Oleh: Fauzi
Menyimak silang pendapat antara Bang Anto, Bang Hamdi, Bang Tajudin, dan bahkan Saudara Lukman, saya melihat satu gejala menarik: gairah intelektual yang sehat, tapi dengan risiko terbakar oleh api ego. Kita bicara filsafat, media, dan perubahan judul buku Ishak Hariyanto, tetapi diskusi ini bisa kehilangan arah jika lebih sibuk mempertahankan posisi daripada membedah persoalan. Karena itu, izinkan saya menekankan satu hal sederhana, debat akademik boleh saja keras, tapi jangan sampai berakhir dengan sumbu pendek.
Pertama, saya kira kegelisahan Bang Anto tentang “kedalaman yang hilang” valid, tetapi ia jatuh pada jebakan klasik: menganggap kedalaman hanya ada di ruang akademis. Padahal, filsafat yang steril dari publik justru kehilangan makna historisnya. Sementara Bang Hamdi, yang mencoba membela dengan istilah “strategi epistemik”, memang membawa napas segar, tetapi masih menganggap filsafat dan media dua ranah berbeda yang hanya bisa dijembatani. Dalam hal ini, saya lebih sepakat dengan provokasi Redaksi: medan filsafat hari ini memang sudah menyatu dengan medan media.

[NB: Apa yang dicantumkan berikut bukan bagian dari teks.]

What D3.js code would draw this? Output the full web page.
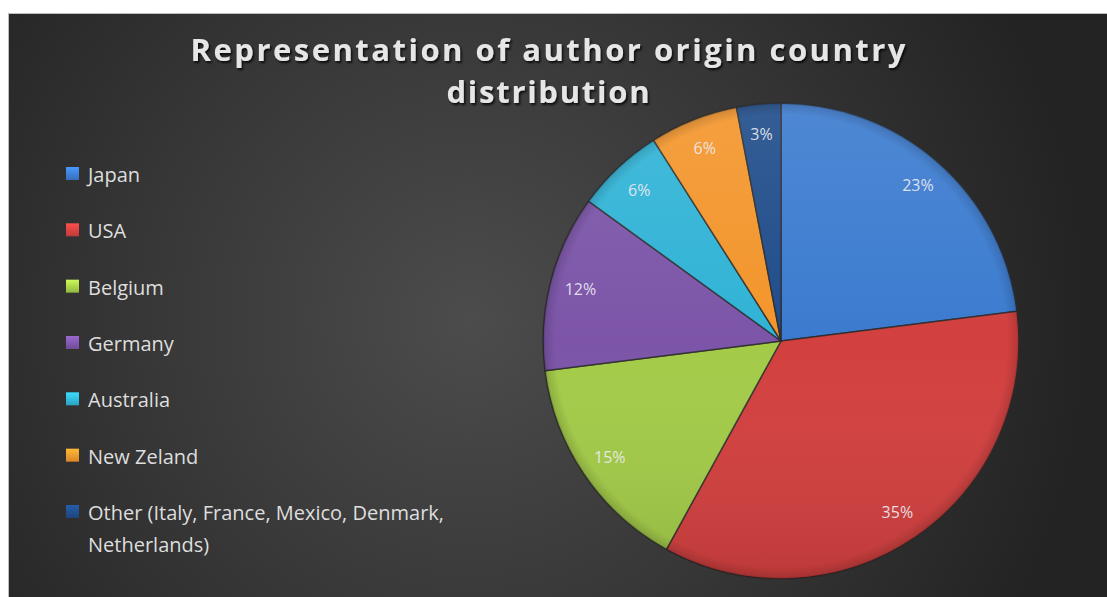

Kedua, Bang Tajudin perlu dikritik lebih jauh. Ucapannya “yang penting konten, bukan judul” jelas meremehkan ekologi komunikasi. Di era banjir informasi, judul bukan sekadar sampul, melainkan pintu utama yang menentukan apakah ide masuk ke percakapan publik atau terkubur di arsip digital. Menganggap judul tak penting sama saja mengabaikan mekanisme produksi perhatian (attention economy) yang kini menjadi arena perebutan makna.
Namun, saya juga ingin memberi catatan untuk Redaksi. Dengan gaya provokatifnya, Redaksi seolah ingin memanaskan suasana. Itu boleh saja, karena polemik perlu energi. Tapi perlu diingat, energi debat intelektual sebaiknya diarahkan ke pengayaan gagasan, bukan sekadar saling sikut. Jika debat ini hanya menjadi ajang adu ego, kita akan kehilangan kesempatan untuk membaca dengan serius “pecahnya otoritas media” sebagai gejala epistemik yang lebih luas yaitu krisis siapa yang berhak mendefinisikan kebenaran di era algoritma.
Jadi, mari kita teruskan perdebatan ini tanpa perlu tersulut emosi. Bang Anto boleh terus menyoal kedalaman, Bang Hamdi bisa mengasah jembatannya agar lebih kokoh, Bang Tajudin perlu memperpanjang napas analisisnya, dan Redaksi bisa tetap provokatif asal jangan jadi kompor. Sebab, jika sumbu terlalu pendek, yang pecah bukan hanya otoritas media, tapi juga otoritas intelektual kita sendiri.